The Global Economic Crisis and Future Ambassadorial Appointments
In the next few weeks, President-Elect Obama will fill out the remaining parts of his economic team, announcing the Secretaries of Labor and Commerce, the United States Trade Representative, and senior positions at Treasury and the other major departments. But there is one other category of appointment that has traditionally not been seen as part of the "economic team" that will need to be in the challenging years ahead - the Ambassadors to the G20 nations.
It is my hope that these critical appointments - particularly to the new emerging powers such as China, India, Brazil and Mexico - are given to candidates with strong economic backgrounds. For most of the nations of the world, the core of their relationship to the United States is economic, not political or security-related. We will need leaders with strong economic backgrounds to help these nations navigate the rough global economic seas ahead, and to fashion new collective systems of cooperation that tackle the truly common global challenges all the nations of the world face today.
The age of Obama will see an almost instantaneous change in language and world view, but perhaps nowhere more starkly than in our understanding of what are the most important threats to our national security. Yes, we will have those traditional "security" oriented threats like nuclear proliferation, radical Islam and the worsening politics of the belt from Pakistan to Lebanon, but we will also have a whole basket of threats to stability that are more about helping governments adapt to the opportunities, rigors and failures of 21st century globalization, and the enormous challenge of climate change and moving to a low-carbon future.
In the years ahead, the worst geopolitical crises may emerge not from terrorists and radical Islam, but from the instability brought about from collapsing domestic financial systems and prolonged recessions in failing and fragile states. Since the fall of Communism 20 years ago, this chapter of global human history has been largely a very positive one - a weakening of totalitarian leaders and ideologies, rising standards of living throughout the world, the spread of a global communications network that is helping bring isolated people and communities into modernity as never before. That global era - the post-Communist era - seems to be crashing, coming to a close, now. A whole new global era of politics, economics. communications, climate management and security seems to be emerging, one very different from the one that came before. And while the government Barack Obama is building is loaded with talent, and may be among the very best ever assembled, one also gets the sense that the structure of it - State, Defense, Treasury, USTR, Commerce, Transportation, Energy, Labor, the National Security Council, the National Economic Council - seems itself built for another day.

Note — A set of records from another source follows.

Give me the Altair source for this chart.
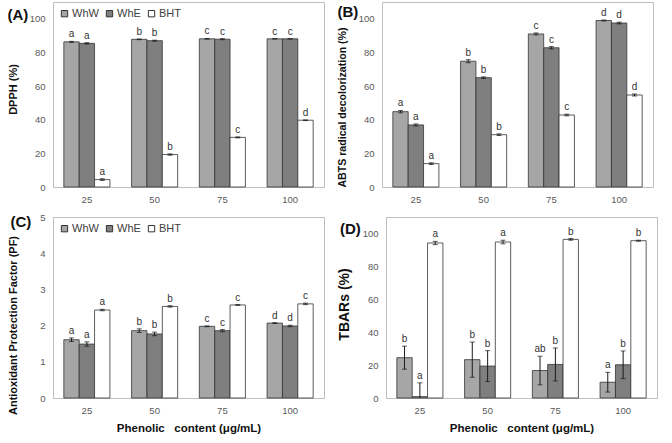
import altair as alt
import pandas as pd

concentrations = ["25", "50", "75", "100"]
extracts = ["WhW", "WhE", "BHT"]
bar_colors = ["#a6a6a6", "#7f7f7f", "#ffffff"]

# (A) DPPH radical scavenging (%)
dpph_whw = [86.3, 87.8, 88.1, 88.1]
dpph_whe = [85.4, 87.0, 87.9, 88.1]
dpph_bht = [4.4, 19.3, 29.5, 39.7]
dpph_whw_sd = [0.3, 0.2, 0.2, 0.1]
dpph_whe_sd = [0.4, 0.3, 0.3, 0.1]
dpph_bht_sd = [0.5, 0.4, 0.3, 0.2]
dpph_whw_sig = ["a", "b", "c", "c"]
dpph_whe_sig = ["a", "b", "c", "c"]
dpph_bht_sig = ["a", "b", "c", "d"]

# (B) ABTS radical decolorization (%)
abts_whw = [44.8, 74.8, 91.0, 99.0]
abts_whe = [36.9, 65.0, 82.8, 97.5]
abts_bht = [13.9, 31.1, 42.8, 54.7]
abts_whw_sd = [0.7, 0.9, 0.6, 0.3]
abts_whe_sd = [0.6, 0.5, 0.7, 0.5]
abts_bht_sd = [0.5, 0.5, 0.5, 0.6]
abts_whw_sig = ["a", "b", "c", "d"]
abts_whe_sig = ["a", "b", "c", "d"]
abts_bht_sig = ["a", "b", "c", "d"]

# (C) Antioxidant protection factor
pf_whw = [1.61, 1.86, 1.98, 2.07]
pf_whe = [1.49, 1.77, 1.86, 1.99]
pf_bht = [2.43, 2.53, 2.57, 2.60]
pf_whw_sd = [0.05, 0.05, 0.01, 0.01]
pf_whe_sd = [0.06, 0.05, 0.03, 0.02]
pf_bht_sd = [0.02, 0.02, 0.01, 0.02]
pf_whw_sig = ["a", "b", "c", "d"]
pf_whe_sig = ["a", "b", "c", "d"]
pf_bht_sig = ["a", "b", "c", "c"]

# (D) TBARs (%)
tbars_whw = [24.5, 23.3, 16.7, 9.6]
tbars_whe = [0.8, 19.4, 20.4, 20.2]
tbars_bht = [94.2, 94.8, 96.4, 95.6]
tbars_whw_sd = [7.0, 10.7, 8.7, 6.0]
tbars_whe_sd = [8.4, 9.4, 10.0, 8.4]
tbars_bht_sd = [1.0, 1.1, 0.5, 0.3]
tbars_whw_sig = ["b", "b", "ab", "a"]
tbars_whe_sig = ["a", "b", "b", "b"]
tbars_bht_sig = ["a", "a", "b", "b"]

FONT = "Liberation Sans"
X_TITLE = "Phenolic\u00a0\u00a0 content (μg/mL)"


def long_table(means, sds, sigs):
    rows = []
    for ext, m, s, g in zip(extracts, means, sds, sigs):
        for c, mv, sv, gv in zip(concentrations, m, s, g):
            rows.append({"conc": c, "extract": ext, "mean": mv,
                         "lo": mv - sv, "hi": mv + sv, "sig": gv})
    return pd.DataFrame(rows)


def panel(df, y_title, y_title_size, y_title_center, y_max, y_ticks, tag, tag_dx,
          tag_offset, height, x_title=None):
    x_axis = alt.Axis(title=x_title, labelAngle=0, ticks=False, domain=False,
                      labelPadding=7, labelFontSize=9.5, labelColor="#595959",
                      labelFont=FONT, titleFont=FONT, titleFontSize=11.5,
                      titleFontWeight="bold", titleColor="#111111", titlePadding=8)
    x_enc = alt.X("conc:N", sort=concentrations, axis=x_axis,
                  scale=alt.Scale(paddingInner=0.32, paddingOuter=0.16))
    xo_enc = alt.XOffset("extract:N", sort=extracts,
                         scale=alt.Scale(paddingInner=0, paddingOuter=0))
    y_scale = alt.Scale(domain=[0, y_max], nice=False, zero=True)
    y_axis = alt.Axis(title=y_title, values=y_ticks, ticks=False, domain=False,
                      grid=False, labelPadding=8, labelFontSize=9.5,
                      labelColor="#595959", labelFont=FONT, titleFont=FONT,
                      titleFontSize=y_title_size, titleFontWeight="bold",
                      titleColor="#111111", minExtent=26, maxExtent=26,
                      titlePadding=8.5, titleY=y_title_center)

    base = alt.Chart(df)
    bars = base.mark_bar(stroke="#333333", strokeWidth=0.8).encode(
        x=x_enc, xOffset=xo_enc,
        y=alt.Y("mean:Q", scale=y_scale, axis=y_axis),
        color=alt.Color(
            "extract:N", sort=extracts,
            scale=alt.Scale(domain=extracts, range=bar_colors),
            legend=alt.Legend(
                orient="top-left", direction="horizontal", title=None,
                symbolType="square", symbolSize=40, symbolStrokeColor="#333333",
                symbolStrokeWidth=1, symbolOpacity=1, labelFontSize=11,
                labelFont=FONT, labelColor="#404040", columnPadding=5,
                labelOffset=2, offset=6, padding=0),
        ),
    )
    err = base.mark_rule(color="#1a1a1a", strokeWidth=1, clip=True).encode(
        x=x_enc, xOffset=xo_enc,
        y=alt.Y("lo:Q", scale=y_scale, axis=y_axis), y2="hi:Q")
    cap_hi = base.mark_tick(color="#1a1a1a", thickness=1, size=5, clip=True).encode(
        x=x_enc, xOffset=xo_enc, y=alt.Y("hi:Q", scale=y_scale, axis=y_axis))
    cap_lo = base.mark_tick(color="#1a1a1a", thickness=1, size=5, clip=True).encode(
        x=x_enc, xOffset=xo_enc, y=alt.Y("lo:Q", scale=y_scale, axis=y_axis))
    letters = base.mark_text(baseline="bottom", dy=-2, fontSize=10, font=FONT,
                             color="#333333").encode(
        x=x_enc, xOffset=xo_enc,
        y=alt.Y("hi:Q", scale=y_scale, axis=y_axis), text="sig:N")

    # panel tag, pulled down beside the top of the plot frame
    return alt.layer(bars, err, cap_hi, cap_lo, letters).properties(
        width=271, height=height,
        title=alt.TitleParams(tag, anchor="start", frame="bounds", fontSize=15,
                              fontWeight="bold", font=FONT, color="#111111",
                              offset=tag_offset, dx=tag_dx),
    )


pct_ticks = [0, 20, 40, 60, 80, 100]

chart_a = panel(long_table([dpph_whw, dpph_whe, dpph_bht],
                           [dpph_whw_sd, dpph_whe_sd, dpph_bht_sd],
                           [dpph_whw_sig, dpph_whe_sig, dpph_bht_sig]),
                "DPPH (%)", 11, 87, 110, pct_ticks, "(A)", 0, -21, 185)
chart_b = panel(long_table([abts_whw, abts_whe, abts_bht],
                           [abts_whw_sd, abts_whe_sd, abts_bht_sd],
                           [abts_whw_sig, abts_whe_sig, abts_bht_sig]),
                "ABTS radical decolorization (%)", 10.6, 105, 110, pct_ticks,
                "(B)", 0, -18, 185)
chart_c = panel(long_table([pf_whw, pf_whe, pf_bht],
                           [pf_whw_sd, pf_whe_sd, pf_bht_sd],
                           [pf_whw_sig, pf_whe_sig, pf_bht_sig]),
                "Antioxidant Protection Factor (PF)", 11, 108, 5, [0, 1, 2, 3, 4, 5],
                "(C)", 3, -18, 181, x_title=X_TITLE)
chart_d = panel(long_table([tbars_whw, tbars_whe, tbars_bht],
                           [tbars_whw_sd, tbars_whe_sd, tbars_bht_sd],
                           [tbars_whw_sig, tbars_whe_sig, tbars_bht_sig]),
                "TBARs (%)", 14, 87, 110, pct_ticks, "(D)", 2.5, -20, 181,
                x_title=X_TITLE)

chart = alt.vconcat(
    alt.hconcat(chart_a, chart_b, spacing=12),
    alt.hconcat(chart_c, chart_d, spacing=12),
    spacing=7,
).resolve_legend(color="independent").resolve_scale(
    color="independent", y="independent", x="independent"
).properties(
    padding={"left": 7, "top": 1, "right": 0, "bottom": 0},
    background="white",
).configure_view(
    stroke="#bfbfbf", strokeWidth=1
)

chart.save("out.html", embed_options={"renderer": "svg", "actions": False})
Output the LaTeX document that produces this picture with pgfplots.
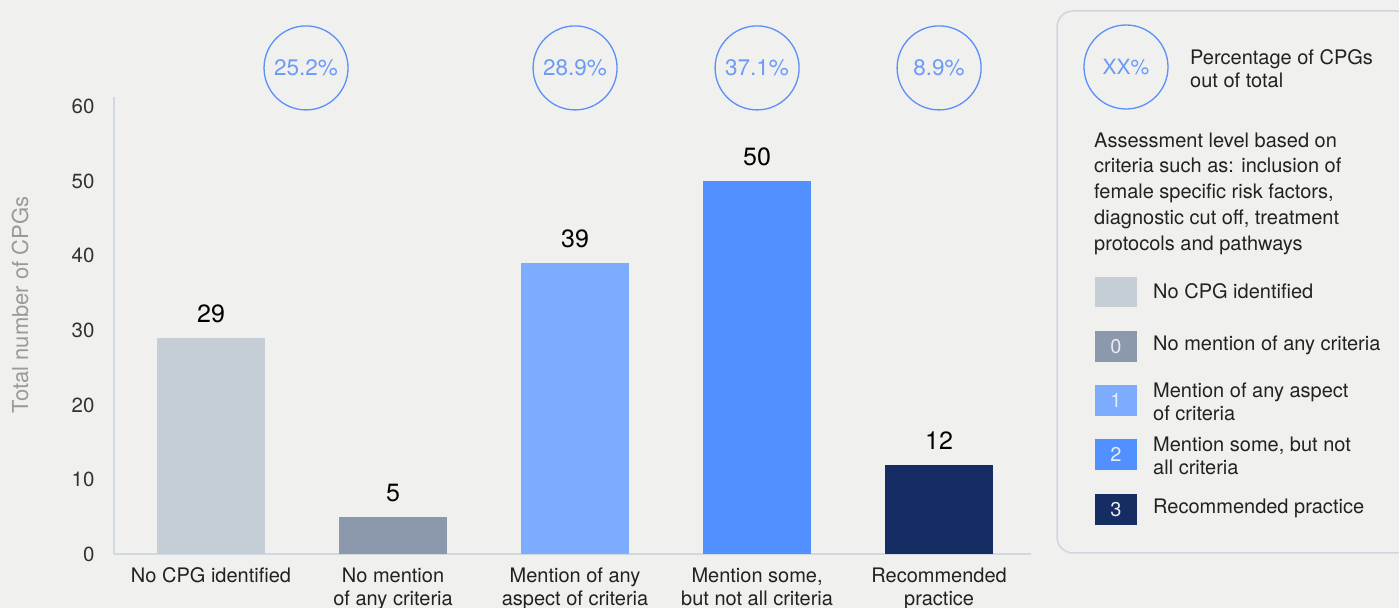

For example, in this age, who will really be in charge of our global economic portfolio, and the management of the geopolitics of the coming global recession? State? Treasury? Commerce? The NEC? Energy? What role will USTR, Defense, the CIA, play? Or who will take the lead in developing our comprehensive strategy for moving America and the world to a low-carbon future and all that that entails, as all of these departments and domestic ones like HUD, EPA and Transportation have a role to play here?
Barack Obama has already shown himself to be a creative, insightful and wise leader. He will need all of those traits as he confronts not just daunting global challenges, but confronts a whole new age of global politics armed with aging institutions and anachronistic strategies that may do as much - no matter the talent - to prevent comprehensive solutions as enable them.